Mais alors, on se heurte à un autre problème : est-ce que les
vraies sciences se plient bien à ce critère ? Popper le pense
et donne comme exemple la déflexion de la lumière (venant d'étoiles
lointaines) par le soleil : les théories de la gravitation de Newton
et d'Einstein prédisent des résultats différents pour ce
phénomène. L'observation est en accord avec la théorie
d'Einstein, donc sa théorie est acceptée et remplace celle de
Newton. Mais les choses sont rarement aussi simples. Pour se limiter aux théories
de la gravitation, on savait, longtemps avant Einstein, que l'orbite de la planète
Mercure n'obéissait pas exactement aux lois de Newton. D'un point de
vue strictement poppérien, la théorie était dès
lors falsifiée et aurait dû être rejetée. Pourtant,
ce n'est que lorsqu'est apparue la théorie d'Einstein, qui prédisait
correctement l'orbite de Mercure, que ce fait a été considéré
comme " falsifiant " la théorie de Newton. On pourrait donner
bien d'autres exemples qui montrent que la question de savoir quand une théorie
est falsifiée est en fait fort compliquée. Popper pensait qu'il
est impossible d'être absolument sûr que tous les cygnes sont blancs
(parce qu'il est impossible de les observer tous), mais qu'il est possible de
falsifier cette assertion en découvrant un seul cygne noir.
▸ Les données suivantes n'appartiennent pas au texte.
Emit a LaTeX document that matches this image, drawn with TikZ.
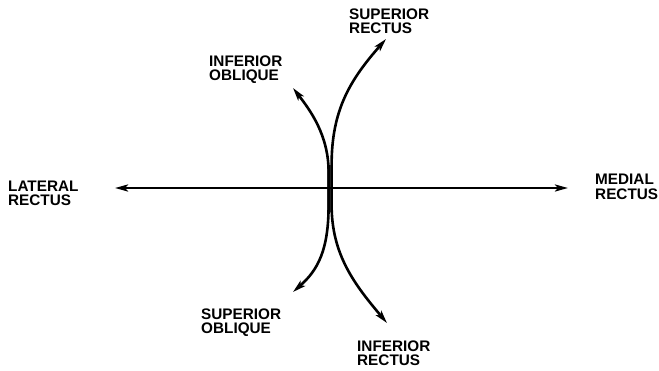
\documentclass[tikz,border=0pt]{standalone}
\usepackage{fontspec}
\setmainfont{Liberation Sans}
\usetikzlibrary{arrows.meta}
\begin{document}
\begin{tikzpicture}[x=1pt,y=-1pt,
  lbl/.style={anchor=base west,inner sep=0pt,align=left,
    font=\fontsize{15.3}{14.5}\selectfont\bfseries},
  tip/.tip={Stealth[length=13pt,width=7pt,inset=3pt]},
  muscle/.style={line width=2.6pt,-tip},
  axis/.style={line width=2.6pt,tip-tip}]
\useasboundingbox (0,0) rectangle (659,370);
% labels (anchor at baseline of the second line)
\node[lbl] (sr) at (349,33.5) {SUPERIOR\\RECTUS};
\node[lbl] (io) at (209,80.5) {INFERIOR\\OBLIQUE};
\node[lbl] (so) at (201,333.5) {SUPERIOR\\OBLIQUE};
\node[lbl] (ir) at (357,365.5) {INFERIOR\\RECTUS};
\node[lbl] (lr) at (8,205.5) {LATERAL\\RECTUS};
\node[lbl] (mr) at (595,199) {MEDIAL\\RECTUS};
% coordinates
\coordinate (lrtip) at (115,188);
\coordinate (mrtip) at (568,188);
\coordinate (srtip) at (386,39);
\coordinate (iotip) at (293,88);
\coordinate (sotip) at (293,292);
\coordinate (irtip) at (387,323);
\coordinate (ra) at (331.6,212);
\coordinate (rb) at (331.6,165);
\coordinate (oa) at (328.6,212);
\coordinate (ob) at (328.6,165);
% horizontal axis
\draw[axis] (lrtip) -- (mrtip);
% superior rectus
\draw[muscle] (ra) -- (rb) .. controls (331.6,110) and (350,80) .. (srtip);
% inferior oblique
\draw[muscle] (oa) -- (328.6,172) .. controls (328.6,135) and (310,110) .. (iotip);
% superior oblique
\draw[muscle] (ob) -- (328.6,205) .. controls (328.6,250) and (318,270) .. (sotip);
% inferior rectus
\draw[muscle] (rb) -- (331.6,205) .. controls (331.6,255) and (355,285) .. (irtip);
\end{tikzpicture}
\end{document}
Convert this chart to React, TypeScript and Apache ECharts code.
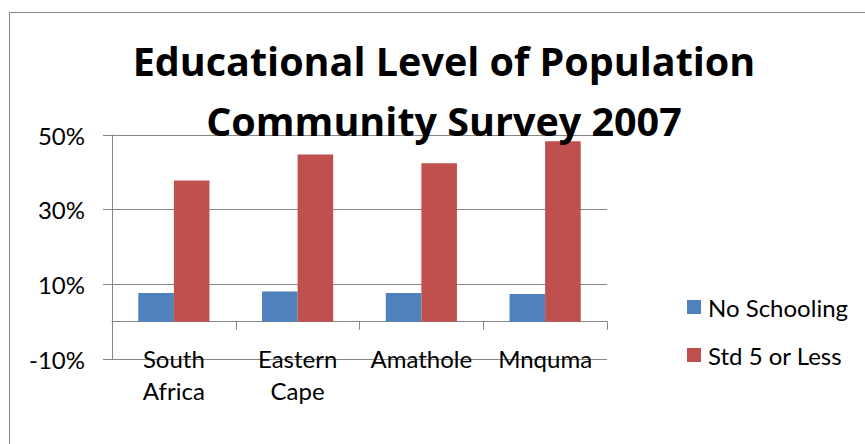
import React, { useEffect, useRef } from "react";
import * as echarts from "echarts";

const categories = ["South Africa", "Eastern Cape", "Amathole", "Mnquma"];
const noSchooling = [7.7, 8.1, 7.7, 7.4];
const std5OrLess = [37.8, 44.8, 42.4, 48.3];
const seriesNames = ["No Schooling", "Std 5 or Less"];
const titleLines = ["Educational Level of Population", "Community Survey 2007"];
const yMin = -10;
const yMax = 50;
const yInterval = 20;

export default function App() {
  const ref = useRef<HTMLDivElement>(null);
  useEffect(() => {
    if (!ref.current) return;
    const chart = echarts.init(ref.current, null, { renderer: "svg" });
    const grey = "#868686";
    const font = "Lato, 'Open Sans', sans-serif";
    chart.setOption({
      animation: false,
      backgroundColor: "#ffffff",
      title: {
        text: titleLines.join("\n"),
        left: 444,
        top: 31,
        padding: 0,
        textAlign: "center",
        textStyle: {
          fontFamily: "'Open Sans', sans-serif",
          fontWeight: "bold",
          fontSize: 39.5,
          lineHeight: 60,
          color: "#000000",
        },
      },
      graphic: [
        {
          type: "rect",
          shape: { x: 9.5, y: 12.5, width: 900, height: 500 },
          style: { fill: "none", stroke: grey, lineWidth: 1 },
          silent: true,
          z: -1,
        },
      ],
      legend: {
        orient: "vertical",
        left: 687,
        top: 293,
        padding: 0,
        itemWidth: 14,
        itemHeight: 14,
        itemGap: 20,
        icon: "rect",
        textStyle: {
          fontFamily: font,
          fontSize: 24,
          lineHeight: 28,
          color: "#000000",
          padding: [0, 0, 0, 2],
        },
        data: seriesNames,
      },
      grid: {
        left: 112,
        right: 258,
        top: 135,
        bottom: 85,
        containLabel: false,
      },
      xAxis: {
        type: "category",
        data: categories,
        axisLine: { show: true, onZero: true, lineStyle: { color: grey, width: 1 } },
        axisTick: { show: true, length: 8, alignWithLabel: false, lineStyle: { color: grey } },
        axisLabel: {
          margin: -17,
          fontFamily: font,
          fontSize: 24,
          lineHeight: 32,
          color: "#000000",
          interval: 0,
          formatter: (v: string) => v.replace(" ", "\n"),
        },
        splitLine: { show: false },
      },
      yAxis: {
        type: "value",
        min: yMin,
        max: yMax,
        interval: yInterval,
        axisLine: { show: true, lineStyle: { color: grey, width: 1 } },
        axisTick: { show: true, length: 9, lineStyle: { color: grey } },
        axisLabel: {
          margin: 27,
          fontFamily: font,
          fontSize: 24,
          color: "#000000",
          formatter: "{value}%",
        },
        splitLine: { show: true, lineStyle: { color: grey, width: 1 } },
      },
      series: [
        {
          name: seriesNames[0],
          type: "bar",
          data: noSchooling,
          barGap: "0%",
          barCategoryGap: "42.5%",
          itemStyle: { color: "#4F81BD" },
        },
        {
          name: seriesNames[1],
          type: "bar",
          data: std5OrLess,
          barGap: "0%",
          barCategoryGap: "42.5%",
          itemStyle: { color: "#C0504D" },
        },
      ],
    });
    return () => chart.dispose();
  }, []);
  return (
    <div
      ref={ref}
      style={{ position: "absolute", left: 0, top: 0, width: 865, height: 444 }}
    />
  );
}
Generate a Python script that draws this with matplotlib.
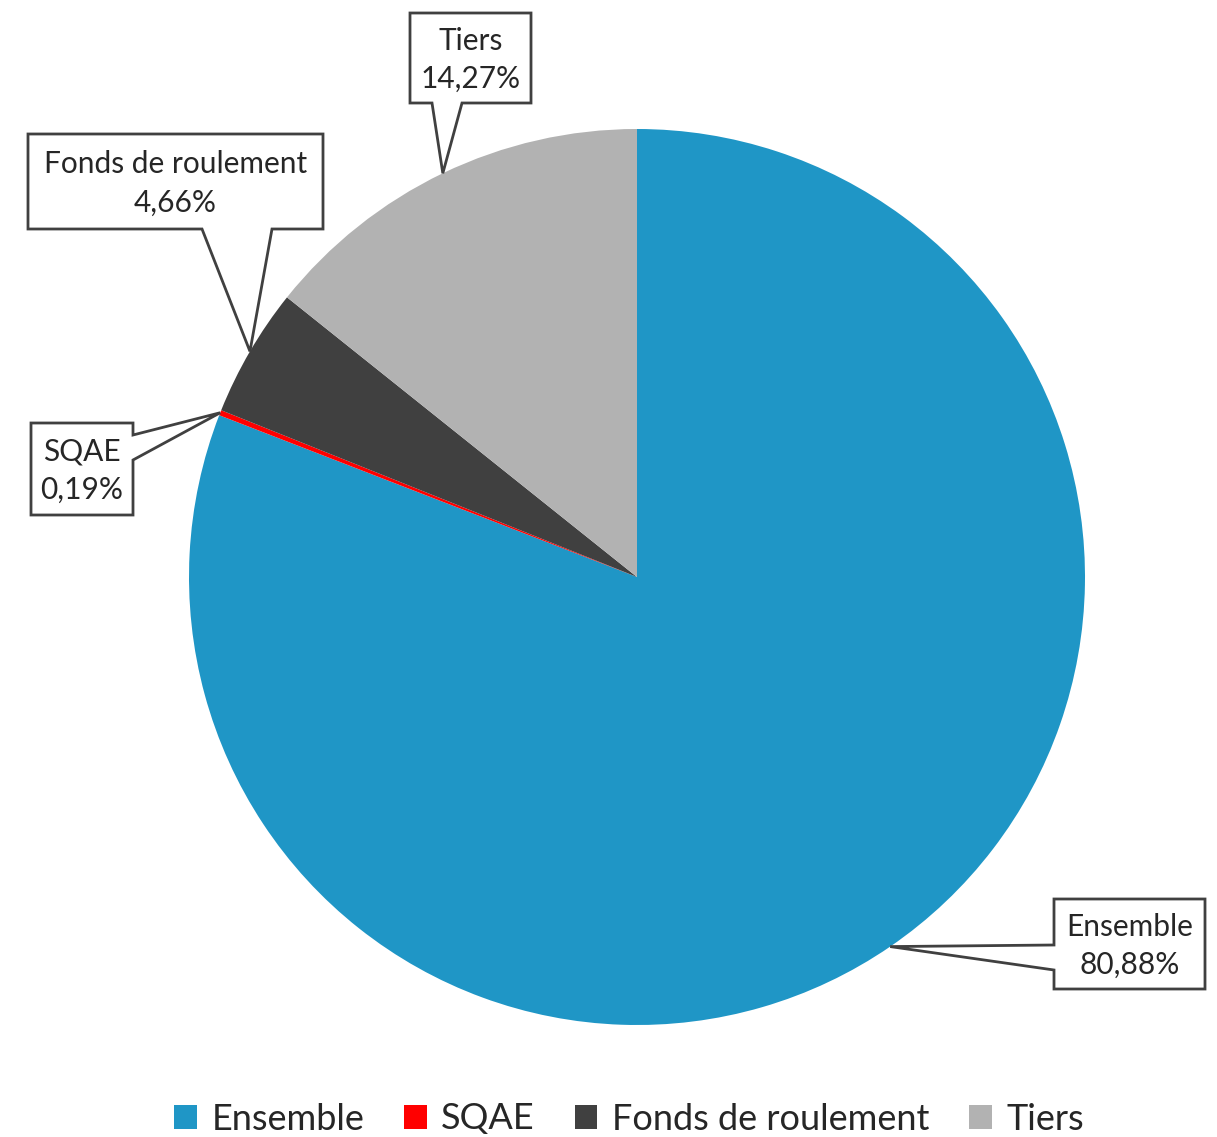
import numpy as np
import matplotlib
matplotlib.use("Agg")
import matplotlib.pyplot as plt
from matplotlib.patches import Polygon

# donnees
categories = ["Ensemble", "SQAE", "Fonds de roulement", "Tiers"]
parts = [80.88, 0.19, 4.66, 14.27]
etiquettes = ["80,88%", "0,19%", "4,66%", "14,27%"]
couleurs = ["#1F96C6", "#FF0000", "#404040", "#B2B2B2"]

W, H = 1217, 1137
plt.rcParams['font.family'] = ['Lato', 'DejaVu Sans']

fig = plt.figure(figsize=(W / 100, H / 100), dpi=100)
ax = fig.add_axes([0, 0, 1, 1])

def Y(y):
    return H - y

cx, cy, R = 637, 577, 448
wedges, _ = ax.pie(parts, colors=couleurs, startangle=90, counterclock=False,
                   center=(cx, Y(cy)), radius=R, frame=True)
ax.set_xlim(0, W)
ax.set_ylim(0, H)
ax.set_aspect('equal')
ax.axis('off')

# boites des etiquettes : (x0, y0, x1, y1, cote, base1, base2)
boites = {
    "Ensemble": (1054, 899, 1205, 989, "left", 945, 970),
    "SQAE": (31, 423, 133, 515, "right", 435, 460),
    "Fonds de roulement": (28, 134, 323, 229, "bottom", 202, 272),
    "Tiers": (410, 13, 531, 103, "bottom", 432, 462),
}

cumul = 0
for cat, p, lab in zip(categories, parts, etiquettes):
    mid = (cumul + p / 2) / 100 * 2 * np.pi
    cumul += p
    tx = cx + R * np.sin(mid)
    ty = cy - R * np.cos(mid)
    x0, y0, x1, y1, cote, b1, b2 = boites[cat]
    if cote == "bottom":
        pts = [(x0, y0), (x1, y0), (x1, y1), (b2, y1), (tx, ty), (b1, y1), (x0, y1)]
    elif cote == "right":
        pts = [(x0, y0), (x1, y0), (x1, b1), (tx, ty), (x1, b2), (x1, y1), (x0, y1)]
    else:
        pts = [(x0, y0), (x1, y0), (x1, y1), (x0, y1), (x0, b2), (tx, ty), (x0, b1)]
    pts = [(a, Y(b)) for a, b in pts]
    ax.add_patch(Polygon(pts, closed=True, facecolor="white", edgecolor="#404040",
                         linewidth=2, zorder=5))
    ax.text((x0 + x1) / 2, Y((y0 + y1) / 2 + 2), cat + "\n" + lab, ha="center", va="center",
            fontsize=21.5, color="#262626", linespacing=1.45, zorder=6)

leg = ax.legend(wedges, categories, loc="center", bbox_to_anchor=(629 / W, 1 - 1119 / H),
                ncol=4, frameon=False, fontsize=26, handlelength=0.63, handleheight=0.63,
                handletextpad=0.4, columnspacing=1.1, labelcolor="#262626")

fig.savefig("out.png", dpi=100)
La plupart
des propositions en sciences sont bien plus complexes que cela et peuvent rarement
être testées individuellement :dans chaque expérience, on
doit faire un grand nombre d'hypothèses auxiliaires, ne serait-ce que
sur le fonctionnement et la fiabilité des appareils de mesure. En particulier,
le mouvement de Mercure aurait pu trouver toutes sortes d'autres explications,
par exemple l'influence d'une planète inconnue, qui n'auraient pas mis
en cause la théorie de Newtonen tant que telle. Popper fait néanmoins
une observation psychologique importante :quand on discute avec des partisans
des pseudo-sciences ou avec des marxistes ou des freudiens dogmatiques, on a
vite l'impression qu'ils cherchent à " éviter la falsification
", soit en se retranchant derrière des assertions vagues ou banales,
soit en donnant des explications arbitraires lorsque leurs prédictions
ne se vérifient pas. Il reste que si l'on veut utiliser Popper pour faire
une distinction nette entre science et non-science, on se heurte au problème
suivant : soit la falsification est entendue en un sens trop vague pour "
éliminer " les pseudo-sciences, soit elle est entendue en un sens
trop strict pour " garder " les sciences. Les faiblesses de l'épistémologie
de Popper ne seraient pas si graves si ce n'est que, lorsque des historiens
des sciences comme Kuhn ou des philosophes comme Feyerabend les ont mises à
jour, d'aucuns en ont tiré la conclusion qu'il n'existe rien de spécifique
à la " méthodescientifique " et aucune différence
entre science et pseudo-science. La réponse à cela consiste à
faire remarquer que les différences entre les deux, en fait, sont énormes
et sont visibles indépendamment de ce que l'on pense d'une épistémologie
particulière. Les sciences ne sont pas seulement " falsifiables
", elles ont à leur actif un nombre incalculablede succès
pratiques et théoriques. Elles sont capables d'évoluer et de se
corriger, elles ont transformé notre façon de vivre. Rien de cela
n'est vrai pour les pseudo-sciences, dans la pratique desquelles on trouve en
plus de la malhonnêteté et de la mauvaise foi à profusion.
Ce qui est vrai, c'est qu'il est difficile sinon impossible de donner un critère
précis et unique qui sépare science et non-science. Remarquons,
à titre d'analogie, que si l'on se déplace de Paris à Tokyo,
on ne peut pas dire, sauf par convention, qu'il y a un endroit précis
où finit l'Europe et où commence l'Asie. Néanmoins, en
effectuant ce voyage, on passe bien de l'un à l'autre. En résumé,
on peut faire un certain usage des idées de Popper pour combattre les
pseudo-sciences ; mais il faut, d'une part, éviter d'exiger que celles-ci
respectent des normes épistémologiques qui sont rarement respectées
par les sciences elles-mêmes ; d'autre part, éviter de se laisser
enfermer dans une discussion philosophique subtile alors qu'en fait on se trouve
face à un problème qui, conceptuellement, est relativement simple.